<<<<

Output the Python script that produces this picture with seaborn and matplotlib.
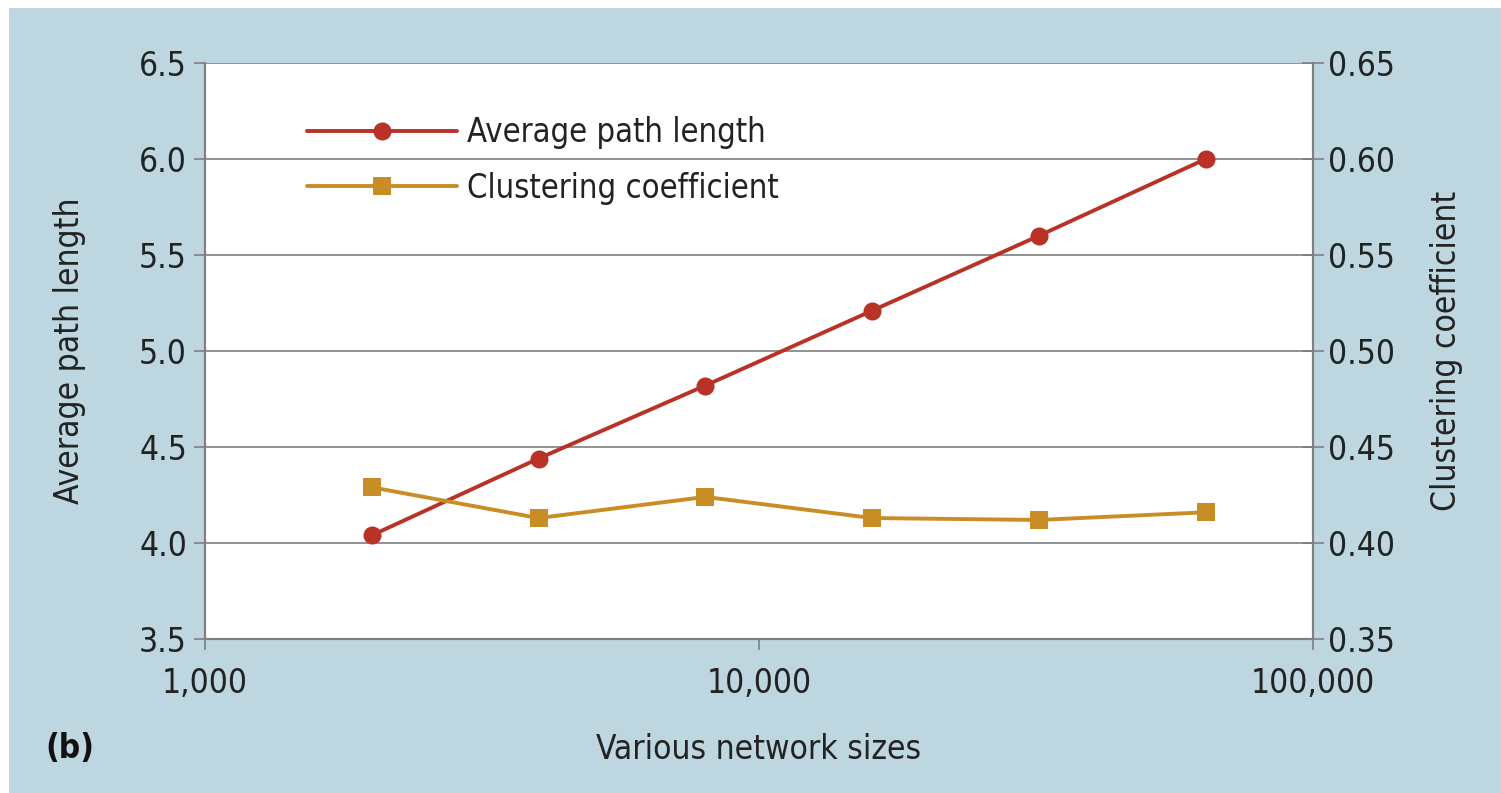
import matplotlib
matplotlib.use("Agg")
import matplotlib.pyplot as plt
import matplotlib.ticker as mticker
from matplotlib import font_manager
from matplotlib.patches import Rectangle
import seaborn as sns
import pandas as pd

# ---- data ----
network_sizes = [2000, 4000, 8000, 16000, 32000, 64000]
avg_path_length = [4.04, 4.44, 4.82, 5.21, 5.60, 6.00]
clustering_coeff = [0.429, 0.413, 0.424, 0.413, 0.412, 0.416]
left_ticks = [3.5, 4.0, 4.5, 5.0, 5.5, 6.0, 6.5]
right_ticks = [0.35, 0.40, 0.45, 0.50, 0.55, 0.60, 0.65]
x_ticks = [1000, 10000, 100000]

sns.set_theme(style="white")
names = {f.name for f in font_manager.fontManager.ttflist}
fam = ["Liberation Sans Narrow", "DejaVu Sans"] if "Liberation Sans Narrow" in names else ["DejaVu Sans"]
plt.rcParams["font.family"] = fam
if "Liberation Sans Narrow" not in names:
    plt.rcParams["font.stretch"] = "condensed"

BG = "#bdd6df"
RED = "#b83227"
GOLD = "#c98d26"
GRID = "#7f7f7f"
TXT = "#222222"
FS = 24

df = pd.DataFrame({"size": network_sizes, "apl": avg_path_length, "cc": clustering_coeff})

fig = plt.figure(figsize=(15.01, 7.93), dpi=100)
fig.patch.set_facecolor("white")
fig.patches.append(Rectangle((9 / 1501, 0), 1, 1 - 8 / 793, transform=fig.transFigure,
                             facecolor=BG, edgecolor="none", zorder=-10))
ax = fig.add_axes([205 / 1501, 1 - 639 / 793, (1313 - 205) / 1501, (639 - 63) / 793])
ax.set_facecolor("white")
ax2 = ax.twinx()

sns.lineplot(data=df, x="size", y="apl", ax=ax, color=RED, marker="o", markersize=13,
             markeredgewidth=0, linewidth=2.8, label="Average path length", legend=False)
sns.lineplot(data=df, x="size", y="cc", ax=ax2, color=GOLD, marker="s", markersize=13,
             markeredgewidth=0, linewidth=2.8, label="Clustering coefficient", legend=False)

ax.set_xscale("log")
ax.set_xlim(1000, 100000)
ax.set_xticks(x_ticks)
ax.xaxis.set_minor_locator(mticker.NullLocator())
ax.xaxis.set_major_formatter(mticker.FuncFormatter(lambda v, p: f"{int(v):,}"))
ax.set_ylim(3.5, 6.5)
ax.set_yticks(left_ticks)
ax.set_yticklabels([f"{v:.1f}" for v in left_ticks])
ax2.set_ylim(0.35, 0.65)
ax2.set_yticks(right_ticks)
ax2.set_yticklabels([f"{v:.2f}" for v in right_ticks])

ax.yaxis.grid(True, color=GRID, linewidth=1.2)
ax.xaxis.grid(False)
ax2.grid(False)

for a in (ax, ax2):
    for s in a.spines.values():
        s.set_color(GRID)
        s.set_linewidth(1.5)
    a.spines["top"].set_visible(False)

ax.tick_params(axis="y", which="major", direction="out", length=8, width=1.2, color=GRID,
               labelsize=FS, labelcolor=TXT, pad=5, left=True)
ax.tick_params(axis="x", which="major", direction="out", length=8, width=1.2, color=GRID,
               labelsize=FS, labelcolor=TXT, pad=12, bottom=True)
ax2.tick_params(axis="y", which="major", direction="inout", length=16, width=1.2, color=GRID,
                labelsize=FS, labelcolor=TXT, pad=3, right=True)

ax.set_xlabel("Various network sizes", fontsize=FS, color=TXT, labelpad=24)
ax.set_ylabel("Average path length", fontsize=FS, color=TXT, labelpad=38)
ax2.set_ylabel("Clustering coefficient", fontsize=FS, color=TXT, labelpad=25)

h1, l1 = ax.get_legend_handles_labels()
h2, l2 = ax2.get_legend_handles_labels()
leg = ax2.legend(h1 + h2, l1 + l2, loc="upper left", bbox_to_anchor=(0.08, 0.93),
                 frameon=False, fontsize=23.5, handlelength=4.6, handletextpad=0.3,
                 labelspacing=0.68, borderaxespad=0)
for t in leg.get_texts():
    t.set_color(TXT)

fig.text(45 / 1501, 1 - 748 / 793, "(b)", fontsize=FS, fontweight="heavy", color="#111111",
         va="center", ha="left", family=["DejaVu Sans"])

fig.savefig("out.png", dpi=100, facecolor=fig.get_facecolor())
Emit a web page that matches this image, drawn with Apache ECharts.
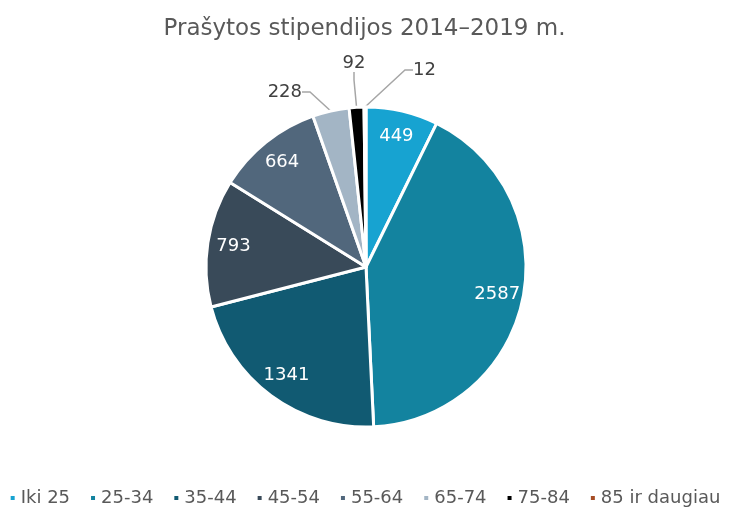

>>>>

PROBLEM DETAILS: Return the material line for line, from its beginning to the line that contains "ax2 = ax.twinx()", with the pictures left out.

EXERCISE RESPONSE:
Output the Python script that produces this picture with seaborn and matplotlib.
import matplotlib
matplotlib.use("Agg")
import matplotlib.pyplot as plt
import matplotlib.ticker as mticker
from matplotlib import font_manager
from matplotlib.patches import Rectangle
import seaborn as sns
import pandas as pd

# ---- data ----
network_sizes = [2000, 4000, 8000, 16000, 32000, 64000]
avg_path_length = [4.04, 4.44, 4.82, 5.21, 5.60, 6.00]
clustering_coeff = [0.429, 0.413, 0.424, 0.413, 0.412, 0.416]
left_ticks = [3.5, 4.0, 4.5, 5.0, 5.5, 6.0, 6.5]
right_ticks = [0.35, 0.40, 0.45, 0.50, 0.55, 0.60, 0.65]
x_ticks = [1000, 10000, 100000]

sns.set_theme(style="white")
names = {f.name for f in font_manager.fontManager.ttflist}
fam = ["Liberation Sans Narrow", "DejaVu Sans"] if "Liberation Sans Narrow" in names else ["DejaVu Sans"]
plt.rcParams["font.family"] = fam
if "Liberation Sans Narrow" not in names:
    plt.rcParams["font.stretch"] = "condensed"

BG = "#bdd6df"
RED = "#b83227"
GOLD = "#c98d26"
GRID = "#7f7f7f"
TXT = "#222222"
FS = 24

df = pd.DataFrame({"size": network_sizes, "apl": avg_path_length, "cc": clustering_coeff})

fig = plt.figure(figsize=(15.01, 7.93), dpi=100)
fig.patch.set_facecolor("white")
fig.patches.append(Rectangle((9 / 1501, 0), 1, 1 - 8 / 793, transform=fig.transFigure,
                             facecolor=BG, edgecolor="none", zorder=-10))
ax = fig.add_axes([205 / 1501, 1 - 639 / 793, (1313 - 205) / 1501, (639 - 63) / 793])
ax.set_facecolor("white")
ax2 = ax.twinx()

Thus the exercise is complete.